REAL LIFE

How this brave mum copes with a paralysed stomach

Anneliese faces a rare daily battle

Mum of two Anneliese Alarcon, 36, from Warrawong, shares her experience of living with a paralysed stomach.

What’s wrong with me? I thought wearily. I’d been vomiting for days.

As a diabetic, I had to keep a close eye on my food intake and insulin levels, so I rushed to the doctor. After several tests, he concluded I had a problem with my gallbladder.

But after surgery to remove it, the symptoms continued.

Soon after, I fell pregnant with my daughter Alysia, now seven, so investigations had to stop.

After she was born, I was finally diagnosed with gastroparesis. It’s a complication often caused by diabetes.

The vagus nerve controls stomach muscles and tells them when to push food through to the intestine and when to vomit.

High levels of blood sugar can, over time, damage the nerve and paralyse the stomach. Food was just sitting in my stomach, unable to move, until I eventually threw up.

‘It’s incurable,’ the doctor said. I wondered how I would lead a normal life if eating made me sick.

Annelise Alarcon, a gastroparesis sufferer, and her husband Jorge.
Me and my husband before I became ill

From there, the condition came and went. But when I suffered a flare up, I could vomit constantly for a week.

I had to give up work and stay close to home. My husband Jorge, 39, was supportive and helped me comfort Alysia and her big sister Eleyna, 13.

I tried changing my diet, eating smaller meals and using botox injections to relax the valve between my stomach and intestine, but nothing worked.

In May, I was fitted with a nasogastric feeding tube, to carry food through my nose to my small intestine.

It’s made life easier, but I still vomit and feel self-conscious.

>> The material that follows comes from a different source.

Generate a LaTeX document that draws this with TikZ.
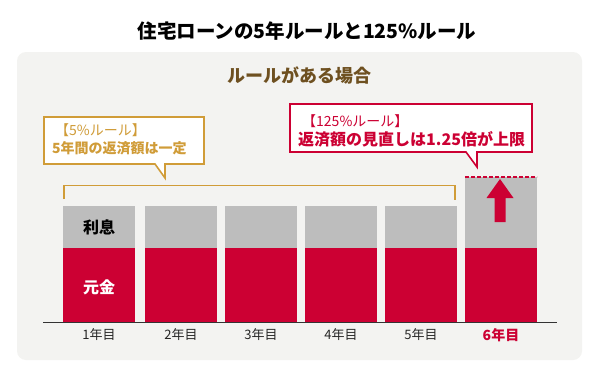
\documentclass[tikz,border=0pt]{standalone}
\usepackage{fontspec}
\setmainfont{Noto Sans CJK JP}
\usetikzlibrary{positioning}

\definecolor{LoanRed}{HTML}{CC0033}
\definecolor{RuleGold}{HTML}{D09C38}
\definecolor{TitleBrown}{HTML}{6E5020}
\definecolor{PanelGray}{HTML}{F3F3F1}
\definecolor{BarGray}{HTML}{BDBDBD}

\begin{document}
\begin{tikzpicture}[x=1pt, y=-1pt]
				\tikzstyle{Interest}	= [fill=BarGray]
				\tikzstyle{Principal}	= [fill=LoanRed]
				\tikzstyle{Year}		= [font=\fontsize{13}{13}\selectfont, text=black!85]
				\tikzstyle{GoldLine}	= [draw=RuleGold, line width=1.6pt]
				\tikzstyle{RedLine}	= [draw=LoanRed, line width=1.6pt]

				\useasboundingbox (0,0) rectangle (600,380);
				\fill [white] (0,0) rectangle (600,380);
				\fill [PanelGray, rounded corners=9pt] (17,52) rectangle (582,360);

				\node (title) at (307, 31) [font=\bfseries\fontsize{19.5}{19.5}\selectfont] {住宅ローンの5年ルールと125\%ルール};
				\node (case) at (299, 75) [font=\bfseries\fontsize{18}{18}\selectfont, text=TitleBrown] {ルールがある場合};

				% bars
				\fill [Interest] (63,206) rectangle (135,248);
				\fill [Principal] (63,248) rectangle (135,322);
				\fill [Interest] (145,206) rectangle (217,248);
				\fill [Principal] (145,248) rectangle (217,322);
				\fill [Interest] (225,206) rectangle (297,248);
				\fill [Principal] (225,248) rectangle (297,322);
				\fill [Interest] (305,206) rectangle (377,248);
				\fill [Principal] (305,248) rectangle (377,322);
				\fill [Interest] (385,206) rectangle (457,248);
				\fill [Principal] (385,248) rectangle (457,322);
				\fill [Interest] (465,177) rectangle (537,248);
				\fill [Principal] (465,248) rectangle (537,322);

				\draw [black!80, line width=0.9pt] (43,322.5) -- (557,322.5);

				\node (rishi) at (99, 227) [font=\bfseries\fontsize{16}{16}\selectfont] {利息};
				\node (ganpon) at (99, 287) [font=\bfseries\fontsize{16}{16}\selectfont, text=white] {元金};

				\node (y1) at (99, 335) [Year] {1年目};
				\node (y2) at (181, 335) [Year] {2年目};
				\node (y3) at (261, 335) [Year] {3年目};
				\node (y4) at (341, 335) [Year] {4年目};
				\node (y5) at (421, 335) [Year] {5年目};
				\node (y6) at (501, 335) [Year, text=LoanRed, font=\bfseries\fontsize{14}{14}\selectfont] {6年目};

				% 5% rule
				\draw [GoldLine] (64,199) -- (64,185.5) -- (455,185.5) -- (455,200);
				\draw [GoldLine, fill=white, line join=miter] (44,117) -- (204,117) -- (204,164) -- (165,164) -- (165,178) -- (155,164) -- (44,164) -- cycle;
				\node (gold1) at (55, 130) [anchor=west, inner sep=0pt, text=RuleGold, font=\fontsize{14}{14}\selectfont] {【5\%ルール】};
				\node (gold2) at (52, 148) [anchor=west, inner sep=0pt, text=RuleGold, font=\bfseries\fontsize{14}{14}\selectfont] {5年間の返済額は一定};

				% 125% rule
				\draw [LoanRed, line width=1.4pt, dash pattern=on 4pt off 2pt] (465,177) -- (537,177);
				\fill [LoanRed] (500,179) -- (513.5,198) -- (505.5,198) -- (505.5,222) -- (494.5,222) -- (494.5,198) -- (486.5,198) -- cycle;
				\draw [RedLine, fill=white, line join=miter] (290,104) -- (532,104) -- (532,152) -- (477,152) -- (477,167) -- (466,152) -- (290,152) -- cycle;
				\node (red1) at (302, 121) [anchor=west, inner sep=0pt, text=LoanRed, font=\fontsize{14}{14}\selectfont] {【125\%ルール】};
				\node (red2) at (298, 139) [anchor=west, inner sep=0pt, text=LoanRed, font=\bfseries\fontsize{16}{16}\selectfont] {返済額の見直しは1.25倍が上限};
\end{tikzpicture}
\end{document}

Then there was a ray of light – a device that could be fitted in my stomach to regulate the muscles via an electronic signal.

The only thing is, the procedure costs $40,000, so my friends and family are holding a fundraiser for me. I’ve also set up a GoFundMe page.

When I have it fitted, it will change my life. I can’t wait to feel more like my old self.

Another challenge, and other sufferers face, is the cost of treatment for the condition.

That’s why we’ve started a petition for drugs and treatment to be available on the PBS in NSW. 

While life with gastroparesis is difficult, we’re determined to raise awareness.

What is gastroparesis?

➜ Gastroparesis is caused by damage to the vagus nerve, which means the stomach can’t empty itself.

➜ Causes include diabetes, multiple sclerosis, Parkinson’s disease and some medications.

➜ Treatments include feeding tubes, dietary changes, botox injections to relax the stomach valve and electronic stimulation.